Expedited Election Case
{¶ 5} On October 15, Wright filed this expedited election case for a writ of prohibition to prevent the board of elections from placing the proposed charter amendment on the November 4 election ballot. Pursuant to a court-ordered schedule, the board filed an answer on October 20, and the parties filed evidence and briefs on October 24. This cause is now before the court for our consideration of the merits.
Prohibition
{¶ 6} Wright claims that he is entitled to a writ of prohibition and that the board "has exercised its quasi-judicial authority by rejecting [his] protest" (emphasis sic) and deciding to place the proposed charter amendment on the November 4 general election ballot.

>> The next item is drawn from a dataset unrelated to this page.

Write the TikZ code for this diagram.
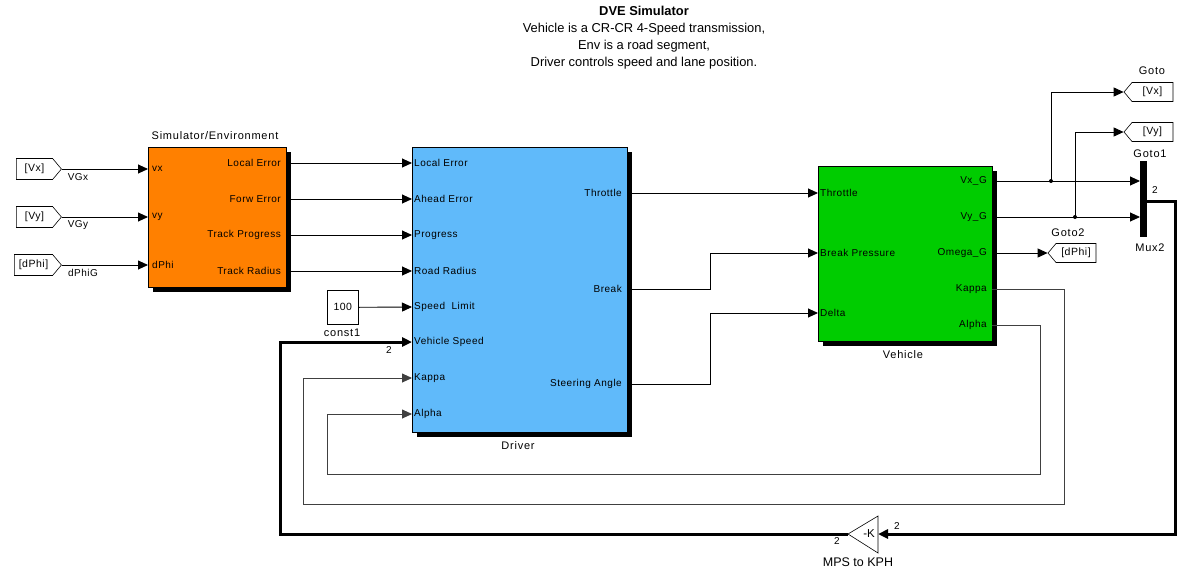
\documentclass[tikz,border=0pt]{standalone}
\usepackage{fontspec}
\setmainfont{Liberation Sans}
\newfontfamily\simfont[LetterSpace=5]{Liberation Sans}
\newfontfamily\namefont[LetterSpace=7]{Liberation Sans}
\usetikzlibrary{arrows.meta,shapes.symbols}
\definecolor{envor}{RGB}{255,128,0}
\definecolor{drvbl}{RGB}{96,186,250}
\definecolor{vehgr}{RGB}{0,204,0}
\begin{document}
\begin{tikzpicture}[x=1pt,y=-1pt,
  sig/.style={line width=0.9pt,-{Triangle[length=10pt,width=9pt]}},
  loopline/.style={line width=0.9pt,draw=black!75,-{Triangle[length=10pt,width=9pt]}},
  bus/.style={line width=3pt},
  bustip/.style={line width=3pt,-{Triangle[length=10pt,width=9pt]}},
  blk/.style={draw=black,line width=0.6pt,anchor=north west,inner sep=0pt},
  shad/.style={fill=black},
  port/.style={font=\simfont\fontsize{10}{11}\selectfont,inner sep=0pt},
  bname/.style={font=\namefont\fontsize{11}{12}\selectfont,inner sep=0pt},
  tag/.style={draw=black,line width=0.6pt,fill=white,signal,signal pointer angle=100,
    minimum height=21pt,inner sep=1pt,font=\simfont\fontsize{10.5}{11}\selectfont},
  title/.style={font=\fontsize{12.9}{14}\selectfont,inner sep=0pt}
]
\useasboundingbox (0,0) rectangle (1179,579);

% title
\node[title,font=\fontsize{12.9}{14}\selectfont\bfseries] (t0) at (644,11) {DVE Simulator};
\node[title] (t1) at (644,29) {Vehicle is a CR-CR 4-Speed transmission,};
\node[title] (t2) at (644,46) {Env is a road segment,};
\node[title] (t3) at (644,63) {Driver controls speed and lane position.};

% ---- Simulator/Environment
\fill[shad] (153,152) rectangle (291,292);
\node[blk,fill=envor,minimum width=138pt,minimum height=140pt] (env) at (148,147) {};
\node[bname] (envn) at (215,136) {Simulator/Environment};
\node[port,anchor=west] (ei1) at (152,169) {vx};
\node[port,anchor=west] (ei2) at (152,217) {vy};
\node[port,anchor=west] (ei3) at (152,265) {dPhi};
\node[port,anchor=east] (eo1l) at (281,163) {Local Error};
\node[port,anchor=east] (eo2l) at (281,199) {Forw Error};
\node[port,anchor=east] (eo3l) at (281,235) {Track Progress};
\node[port,anchor=east] (eo4l) at (281,271) {Track Radius};
\coordinate (epi1) at (148,169);
\coordinate (epi2) at (148,217);
\coordinate (epi3) at (148,265);
\coordinate (epo1) at (286,163);
\coordinate (epo2) at (286,199);
\coordinate (epo3) at (286,235);
\coordinate (epo4) at (286,271);

% From tags
\node[tag,signal to=east,minimum width=45pt] (fvx) at (34.5,169) {[Vx]};
\node[tag,signal to=east,minimum width=45pt] (fvy) at (34.5,217) {[Vy]};
\node[tag,signal to=east,minimum width=47pt] (fdp) at (33.5,265) {[dPhi]};
\draw[sig] (fvx.east) -- (epi1);
\draw[sig] (fvy.east) -- (epi2);
\draw[sig] (fdp.east) -- (epi3);
\node[port] (lvgx) at (78,177) {VGx};
\node[port] (lvgy) at (78,225) {VGy};
\node[port] (ldp) at (83,273) {dPhiG};

% ---- Driver
\fill[shad] (417,152) rectangle (632,437);
\node[blk,fill=drvbl,minimum width=215pt,minimum height=285pt] (drv) at (412,147) {};
\node[bname] (drvn) at (518,446) {Driver};
\foreach \n/\y/\t in {1/163/Local Error,2/199/Ahead Error,3/235/Progress,4/271/Road Radius,
  5/307/Speed\ \ Limit,6/342/Vehicle Speed,7/378/Kappa,8/414/Alpha}{
  \node[port,anchor=west] (dil\n) at (414,\y) {\t};
  \coordinate (dpi\n) at (412,\y);
}
\node[port,anchor=east] (dol1) at (622,193) {Throttle};
\node[port,anchor=east] (dol2) at (622,289) {Break};
\node[port,anchor=east] (dol3) at (622,384) {Steering Angle};
\coordinate (dpo1) at (627,193);
\coordinate (dpo2) at (627,289);
\coordinate (dpo3) at (627,384);

\draw[sig] (epo1) -- (dpi1);
\draw[sig] (epo2) -- (dpi2);
\draw[sig] (epo3) -- (dpi3);
\draw[sig] (epo4) -- (dpi4);

% const1
\node[blk,fill=white,minimum width=31pt,minimum height=34pt,font=\simfont\fontsize{10.5}{11}\selectfont] (c1) at (327,290) {100};
\node[bname] (c1n) at (342,333) {const1};
\draw[sig] (c1.east) -- (dpi5);

% ---- Vehicle
\fill[shad] (823,171) rectangle (997,346);
\node[blk,fill=vehgr,minimum width=174pt,minimum height=175pt] (veh) at (818,166) {};
\node[bname] (vehn) at (903,355) {Vehicle};
\node[port,anchor=west] (vil1) at (820,193) {Throttle};
\node[port,anchor=west] (vil2) at (820,253) {Break Pressure};
\node[port,anchor=west] (vil3) at (820,313) {Delta};
\coordinate (vpi1) at (818,193);
\coordinate (vpi2) at (818,253);
\coordinate (vpi3) at (818,313);
\foreach \n/\y/\t in {1/181/Vx\_G,2/217/Vy\_G,3/253/Omega\_G,4/289/Kappa,5/325/Alpha}{
  \node[port,anchor=east] (vol\n) at (987,\y) {\t};
  \coordinate (vpo\n) at (992,\y);
}

\draw[sig] (dpo1) -- (vpi1);
\draw[sig] (dpo2) -- (710,289) |- (vpi2);
\draw[sig] (dpo3) -- (710,384) |- (vpi3);

% ---- Goto tags and Mux
\node[tag,signal to=west,minimum width=49pt,minimum height=19pt] (gvx) at (1152.5,92) {[Vx]};
\node[tag,signal to=west,minimum width=49pt,minimum height=19pt] (gvy) at (1152.5,132) {[Vy]};
\node[tag,signal to=west,minimum width=48pt,minimum height=19pt] (gdp) at (1076,253) {[dPhi]};
\node[bname] (lg0) at (1152,71) {Goto};
\node[bname] (lg1) at (1150,154) {Goto1};
\node[bname] (lg2) at (1068,233) {Goto2};
\node[bname] (lmx) at (1150,248) {Mux2};
\node[fill=black,anchor=north west,minimum width=7pt,minimum height=76pt,inner sep=0pt] (mux) at (1140,161) {};
\coordinate (mxi1) at (1140,181);
\coordinate (mxi2) at (1140,217);
\coordinate (mxo) at (1147,201);
\coordinate (j1) at (1051,181);
\coordinate (j2) at (1075,217);

\draw[sig] (vpo1) -- (mxi1);
\draw[sig] (vpo2) -- (mxi2);
\draw[sig] (j1) |- (gvx.west);
\draw[sig] (j2) |- (gvy.west);
\fill (j1) circle (2pt);
\fill (j2) circle (2pt);
\draw[sig] (vpo3) -- (gdp.west);
\node[port] (lm2) at (1155,190) {2};

% ---- gain
\draw[line width=0.6pt,fill=white] (848,534) -- (878,516) -- (878,553) -- cycle;
\coordinate (gin) at (878,534);
\coordinate (gout) at (848,534);
\node[font=\fontsize{11.5}{12}\selectfont,inner sep=0pt] (gk) at (869,534) {-K};
\node[font=\fontsize{12.5}{13}\selectfont,inner sep=0pt] (gn) at (858,562) {MPS to KPH};
\node[port] (lg2a) at (897,526) {2};
\node[port] (lg2b) at (837,541) {2};
\node[port] (lvs2) at (389,350) {2};

\draw[bus,line join=miter] (mxo) -- (1175,201) -- (1175,534) -- (890,534);
\draw[bustip] (890,534) -- (gin);
\draw[bus,line join=miter] (gout) -- (280,534) -- (280,342) -- (400,342);
\draw[bustip] (400,342) -- (dpi6);

% ---- feedback loops
\draw[loopline] (vpo4) -- (1064,289) -- (1064,504) -- (303,504) |- (dpi7);
\draw[loopline] (vpo5) -- (1040,325) -- (1040,474) -- (327,474) |- (dpi8);
\end{tikzpicture}
\end{document}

{¶ 7} To be entitled to the requested writ of prohibition, Wright must establish, among other things, that the board of elections is about to exercise or has exercised quasi-judicial power. State ex rel. Parrott v. Brunner, 117 Ohio St.3d 175, 2008-Ohio-813, 882 N.E.2d 908, ¶ 16. "`Quasi-judicial authority is the power to hear and determine controversies between the public and individuals that require a hearing resembling a judicial trial.'" (Emphasis sic.) State ex rel. Upper Arlington v. Franklin Cty. Bd. of Elections, 119 Ohio St.3d 478, 2008-Ohio-5093, 895 N.E.2d 177, ¶ 16, quoting State ex rel. Wright v. Ohio Bur. of Motor Vehicles (1999), 87 Ohio St.3d 184, 186, 718 N.E.2d 908.
{¶ 8} When no statute or other pertinent law requires the board of elections to conduct a hearing resembling a judicial trial, the board does not exercise quasi-judicial authority regardless of whether protests have been filed. State ex rel. Baldzicki v. Cuyahoga Cty. Bd. of Elections (2000), 90 Ohio St.3d 238, 242, 736 N.E.2d 893. In Baldzicki the court denied a writ of prohibition to prevent the board of elections from placing a rezoning ordinance on the city's election ballot where the ordinance provided for the submission of rezoning to the electorate. The court reasoned that "no statute or other pertinent law required the board to conduct a hearing resembling a quasi-judicial hearing on their protest against the placement of [the ordinance] on the election ballot." (Emphasis sic.) Id.; see also State ex rel. Youngstown v. Mahoning Cty. Bd. of Elections (1995), 72 Ohio St.3d 69, 72, 647 N.E.2d 769 (prohibition will not issue to prevent a board of elections from conducting an election, because the board was not required to hold a quasi-judicial hearing).
{¶ 9} Similarly, the city council here enacted Ordinance No. 1319-08, which provided for the submission of the proposed charter amendment to the electorate, and no statute or other law required the board to conduct a quasi-judicial hearing on Wright's protest challenging the ordinance. This is not a case involving written protests against petitions or candidacies, which would have required quasi-judicial proceedings. Cf. R.C. 3501.39(A)(1) and (2).
{¶ 10} As noted previously, "[prohibition will not lie to prevent an action by an election official or board when there is no requirement to hold a quasi-judicial hearing on the matter." Parrott, 117 Ohio St.3d 175, 2008-Ohio-813, 882 N.E.2d 908, ¶ 8, citing Baldzicki 90 Ohio St.3d at 241-242, 736 N.E.2d 893.
{¶ 11} In fact, there is no indication that any sworn evidence, testimonial or otherwise, was introduced at the proceeding before the board of elections on the protests. See Baldzicki 90 Ohio St.3d at 242, 736 N.E.2d 893 (board did not conduct a hearing resembling a judicial trial because "[n]o sworn testimony was introduced at the hearing, and despite relators' reliance on counsel statements noting the presence of evidence folders or packets at the hearing, these documents were not formally introduced into evidence at the hearing and were not made part of the board hearing record").
{¶ 12} Therefore, the board of elections did not exercise quasi-judicial authority in placing the proposed charter amendment on the ballot.
Conclusion
{¶ 13} Based on the foregoing, Wright has hot established his entitlement to the requested extraordinary relief in prohibition. Accordingly, we deny the writ. We will not address the remaining issues, i.e., laches and the propriety of placing the proposed charter amendment on the November 4 ballot under the Ohio Constitution or the Cleveland Charter, because those issues are rendered moot by our holding. See State ex rel. Barletta v. Fersch, 99 Ohio St.3d 295, 2003-Ohio-3629, 791 N.E.2d 452, ¶ 22 ("we will not issue advisory opinions, and this rule applies equally to election cases").
Writ denied.
MOYER, C.J., and PFEIFER, LUNDBERG STRATTON, O'CONNOR, O'DONNELL, LANZINGER, and CUPP, JJ., concur.